In this lesson we use a Python library called pytest. Basic understanding of Python variables and functions are a necessary prerequisite. Some previous experience with the shell is expected, but isn’t mandatory.
Prerequisites
Nothing to do: you’re ready to go!
Before relying on a new experimental device, an experimental scientist always establishes its accuracy. A new detector is calibrated when the scientist observes its responses to known input signals. The results of this calibration are compared against the expected response. An experimental scientist would never conduct an experiment with uncalibrated detectors - that would be unscientific. So too, simulations and analysis with untested software do not constitute science.
You only know what you test
You can only know by testing it. Software bugs are hiding in all nontrivial software. Testing is the process by which those bugs are systematically exterminated before they have a chance to cause a paper retraction. In software tests, just like in device calibration, expected results are compared with observed results in order to establish accuracy.
The collection of all of the tests for a given code is known as the test suite. You can think of the test suite as a bunch of pre-canned experiments that anyone can run. If all of the test pass, then the code is at least partially trustworthy. If any of the tests fail then the code is known to be incorrect with respect to whichever case failed. After this lesson, you will know to not trust software when its tests do not cover its claimed capabilities and when its tests do not pass.
Managing Expectations
In the same way that your scientific domain has expectations concerning experimental accuracy, it likely also has expectations concerning allowable computational accuracy. These considerations should surely come into play when you evaluate the acceptability of your own or someone else’s software.
In most other programming endeavors, if code is fundamentally wrong - even for years at a time - the impact of this error can be relatively small. Perhaps a website goes down, or a game crashes, or a days worth of writing is lost to a bug in your word processor. Scientific code, on the other hand, controls planes, weapons systems, satellites, agriculture, and most importantly scientific simulations and experiments. If the software that governs the computational or physical experiment is wrong, then disasters (such as false claims in a publication) will result.
This is not to say that scientists have a monopoly on software testing, simply that software cannot be called scientific unless it has been validated.

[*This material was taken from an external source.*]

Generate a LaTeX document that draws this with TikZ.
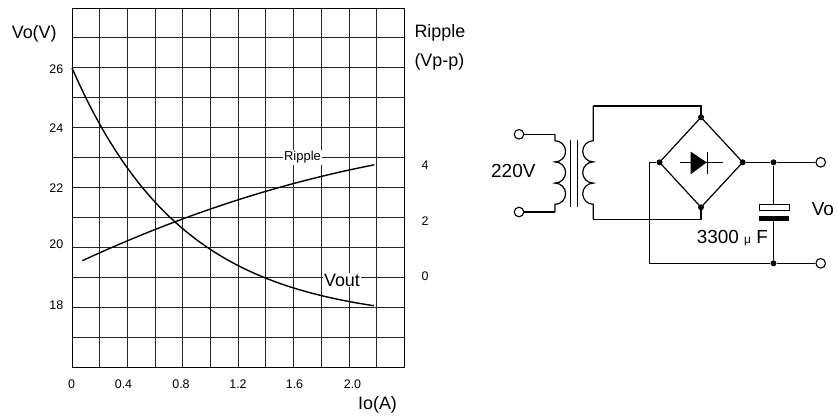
\documentclass[tikz,border=0pt]{standalone}
\usepackage{fontspec}
\setmainfont{Liberation Sans}
\begin{document}
\begin{tikzpicture}[x=1bp,y=-1bp,
  gridline/.style={line width=0.9bp, black!85},
  curve/.style={line width=1.4bp, black},
  wire/.style={line width=1.2bp, black, line join=miter},
  tick/.style={font=\fontsize{12.5}{14}\selectfont, inner sep=0pt},
  axislabel/.style={font=\fontsize{18}{21}\selectfont, inner sep=0pt},
  terminal/.style={circle, draw, line width=1.1bp, fill=white, minimum size=9.6bp, inner sep=0pt},
  dot/.style={circle, fill=black, minimum size=6bp, inner sep=0pt},
  clabel/.style={font=\fontsize{19}{22}\selectfont, inner sep=0pt}]
\useasboundingbox (0,0) rectangle (837,417);
\fill[white] (0,0) rectangle (837,417);

% ---------------- graph grid ----------------
\foreach \i in {0,...,12} {
  \draw[gridline] ({72+27.7*\i},8) -- ({72+27.7*\i},367.3);
  \draw[gridline] (72,{8+29.94*\i}) -- (404.4,{8+29.94*\i});
}
\draw[line width=1bp] (72,8) rectangle (404.4,367.3);

% Vout curve
\draw[curve] plot[domain=0:2.18, samples=80]
  ({72+138.5*\x}, {67.9+29.94*(8.5-8.5*exp(-1.25*\x))});
% Ripple curve
\draw[curve] plot[domain=82.3:374.3, samples=60]
  (\x, {260.7-0.462*(\x-82.3)+0.000454*(\x-82.3)*(\x-82.3)});

\node[font=\fontsize{13}{15}\selectfont, fill=white, inner sep=1pt] (riplab) at (302.5,157.5) {Ripple};
\node[axislabel, fill=white, inner sep=1pt] (voutlab) at (342,280) {Vout};

% axis labels
\node[axislabel] (vov) at (34.2,33.5) {Vo(V)};
\node[axislabel, anchor=west] (ripH) at (414.3,33) {Ripple};
\node[axislabel, anchor=west] (vpp) at (414.3,61.7) {(Vp-p)};
\node[axislabel] (ioa) at (377.5,405) {Io(A)};

\node[tick, anchor=east] (y26) at (63.5,69) {26};
\node[tick, anchor=east] (y24) at (63.5,128.3) {24};
\node[tick, anchor=east] (y22) at (63.5,187.7) {22};
\node[tick, anchor=east] (y20) at (63.5,244.3) {20};
\node[tick, anchor=east] (y18) at (63.5,305.7) {18};

\node[tick] (r4) at (425,165.5) {4};
\node[tick] (r2) at (425,221.5) {2};
\node[tick] (r0) at (425,276.7) {0};

\node[tick] (x0) at (71.7,384.5) {0};
\node[tick] (x04) at (123.5,384.5) {0.4};
\node[tick] (x08) at (181,384.5) {0.8};
\node[tick] (x12) at (238,384.5) {1.2};
\node[tick] (x16) at (294.5,384.5) {1.6};
\node[tick] (x20) at (352.5,384.5) {2.0};

% ---------------- circuit ----------------
\coordinate (P1) at (555,134.3);
\coordinate (P1b) at (555,140.7);
\coordinate (P2) at (555,212);
\coordinate (S0) at (593.3,106);
\coordinate (S1) at (593.3,140.7);
\coordinate (S3) at (593.3,219.3);
\coordinate (Dtop) at (701,117.3);
\coordinate (Dright) at (742.7,162.3);
\coordinate (Dbot) at (701,207.3);
\coordinate (Dleft) at (659.5,162.3);
\coordinate (Ttop) at (701,106);
\coordinate (Tbot) at (701,219.3);
\coordinate (L1) at (649.3,162.3);
\coordinate (L2) at (649.3,263.3);
\coordinate (Ctop) at (773.5,204.3);
\coordinate (Cbot) at (773.5,220.7);

\node[dot] (j1) at (773.5,162.3) {};
\node[dot] (j2) at (773.5,263.3) {};

% transformer primary
\draw[wire] (P1) -- (P1b)
  arc[start angle=90, end angle=-90, radius=10.6bp]
  arc[start angle=90, end angle=-90, radius=10.6bp]
  arc[start angle=90, end angle=-90, radius=10.6bp] -- (P2);
% core
\draw[wire] (570.7,140) -- (570.7,207.3);
\draw[wire] (577.3,140) -- (577.3,207.3);
% secondary
\draw[wire] (S0) -- (S1)
  arc[start angle=90, end angle=270, radius=10.6bp]
  arc[start angle=90, end angle=270, radius=10.6bp]
  arc[start angle=90, end angle=270, radius=10.6bp] -- (S3);
\draw[wire] (S0) -- (Ttop) -- (Dtop);
\draw[wire] (S3) -- (Tbot) -- (Dbot);

% bridge
\draw[wire] (Dtop) -- (Dright) -- (Dbot) -- (Dleft) -- cycle;
\node[dot] (dt) at (Dtop) {};
\node[dot] (dr) at (Dright) {};
\node[dot] (db) at (Dbot) {};
\node[dot] (dl) at (Dleft) {};
% diode symbol
\draw[wire] (680,162.3) -- (722.7,162.3);
\fill (690.7,151.7) -- (706.7,162.3) -- (690.7,174.3) -- cycle;
\draw[wire] (707.3,151.7) -- (707.3,174.3);

% output
\node[terminal] (o1) at (820.7,162.3) {};
\node[terminal] (o2) at (820.7,263.3) {};
\draw[wire] (dr) -- (j1) -- (o1);
\draw[wire] (dl) -- (L1) -- (L2) -- (j2) -- (o2);
% capacitor
\draw[wire] (j1) -- (Ctop);
\draw[line width=1.1bp, fill=white] (759.3,204.3) rectangle (789.3,210.7);
\fill (759.3,215.7) rectangle (789.3,220.7);
\draw[wire] (Cbot) -- (j2);

% input terminals
\node[terminal] (i1) at (519,134.3) {};
\node[terminal] (i2) at (519,212) {};
\draw[wire] (i1) -- (P1);
\draw[wire] (i2) -- (P2);

\node[clabel] (v220) at (513.3,170.8) {220V};
\node[clabel] (cap) at (732.3,238.3) {3300 {\fontsize{12}{14}\selectfont μ} F};
\node[clabel, anchor=west] (vo) at (811.7,209) {Vo};
\end{tikzpicture}
\end{document}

Code without tests… is legacy code!
In Working Effectively with Legacy Code, Michael Feathers defines legacy code as “any code without tests”. This definition draws on the fact that after its initial creation, tests provide a powerful guide to other developers (and to your forgetful self, a few months in the future) about how each function is meant to be used. Without runnable tests to provide examples of code use, even brand new programs are unsustainable.
Testing is the calibration step of the computational simulation and analysis world: it lets the scientist trust their own work on a fundamental level and helps others to understand and trust their work as well. Furthermore, tests help you to never fix a bug a second time. Once a bug has been caught and a test has been written, that particular bug can never again re-enter the codebase unnoticed. So, whether motivated by principles or a desire to work more efficiently, all scientists can benefit from testing.
Where these lessons are from
Note that this testing lesson was adapted from the Testing chapter in Effective Computation In Physics by Anthony Scopatz and Kathryn Huff. It is often quoted directly.